This section introduces two powerful browser-based security mechanisms: Content Security Policy (CSP) and Cross-Origin Resource Sharing (CORS). These mechanisms are designed to protect web applications from common and dangerous classes of attacks by tightly controlling how resources are loaded and shared across websites.
The Browser as a Gatekeeper
Modern browsers operate within a powerful but dangerous trust model. A browser receives HTML, CSS, JavaScript, images, and other resources from a web server and runs that code without question. The browser assumes that the server is sending code that is safe and intended. But if an attacker is able to sneak malicious code into the mix—perhaps by injecting a script into a vulnerable web page—that code runs with the same permissions as everything else on the page.
Because of this, browsers enforce a security boundary known as the same-origin policy. This policy ensures that scripts and data from one origin (defined as a combination of scheme, host, and port) can’t interact with data from another origin without explicit permission. This foundational idea prevents malicious code hosted on a random server from snooping on your online banking session.

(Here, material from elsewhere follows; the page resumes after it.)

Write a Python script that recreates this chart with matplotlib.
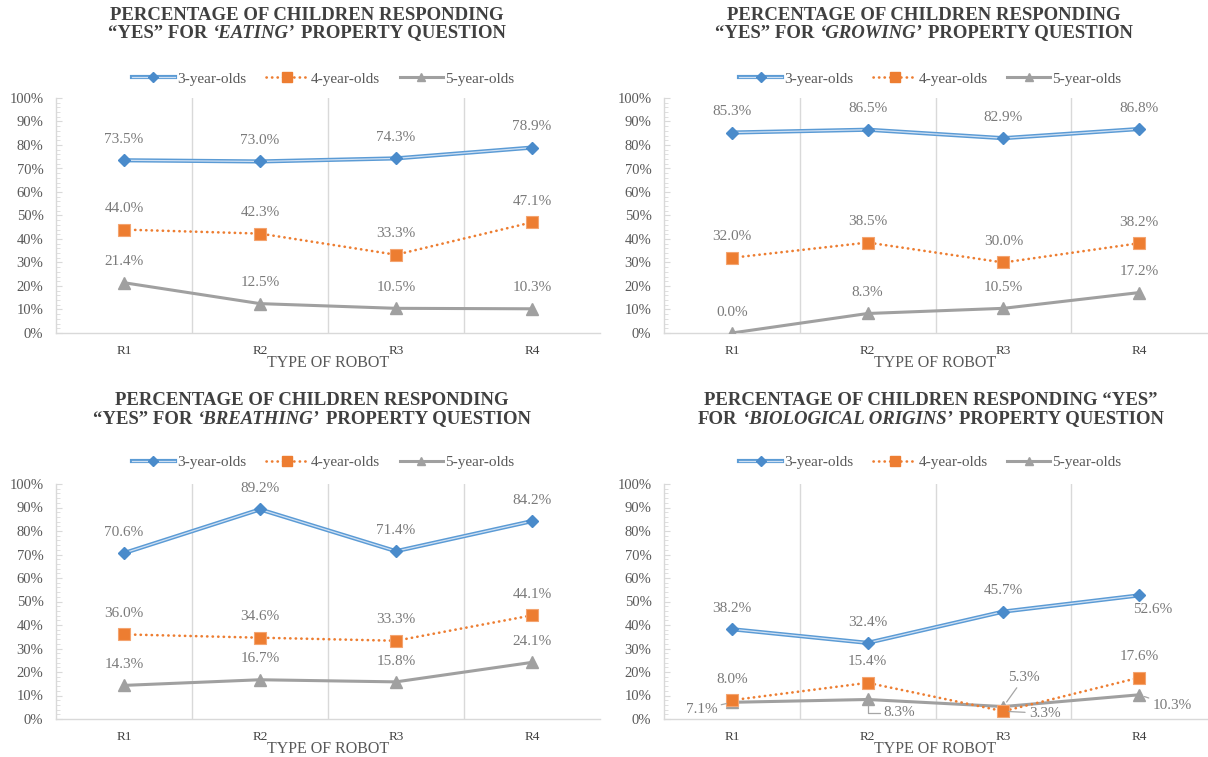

But even with the same-origin policy in place, many attack vectors remain. Let’s take a look at the problems that CSP and CORS were designed to address.
Content Security Policy (CSP)
The most common and insidious threat that CSP defends against is Cross-Site Scripting (XSS). XSS attacks occur when attackers find a way to inject malicious JavaScript into a web page that runs in the browser of another user. These attacks can be devastating, allowing attackers to steal cookies, impersonate users, log keystrokes, or redirect users to malicious sites.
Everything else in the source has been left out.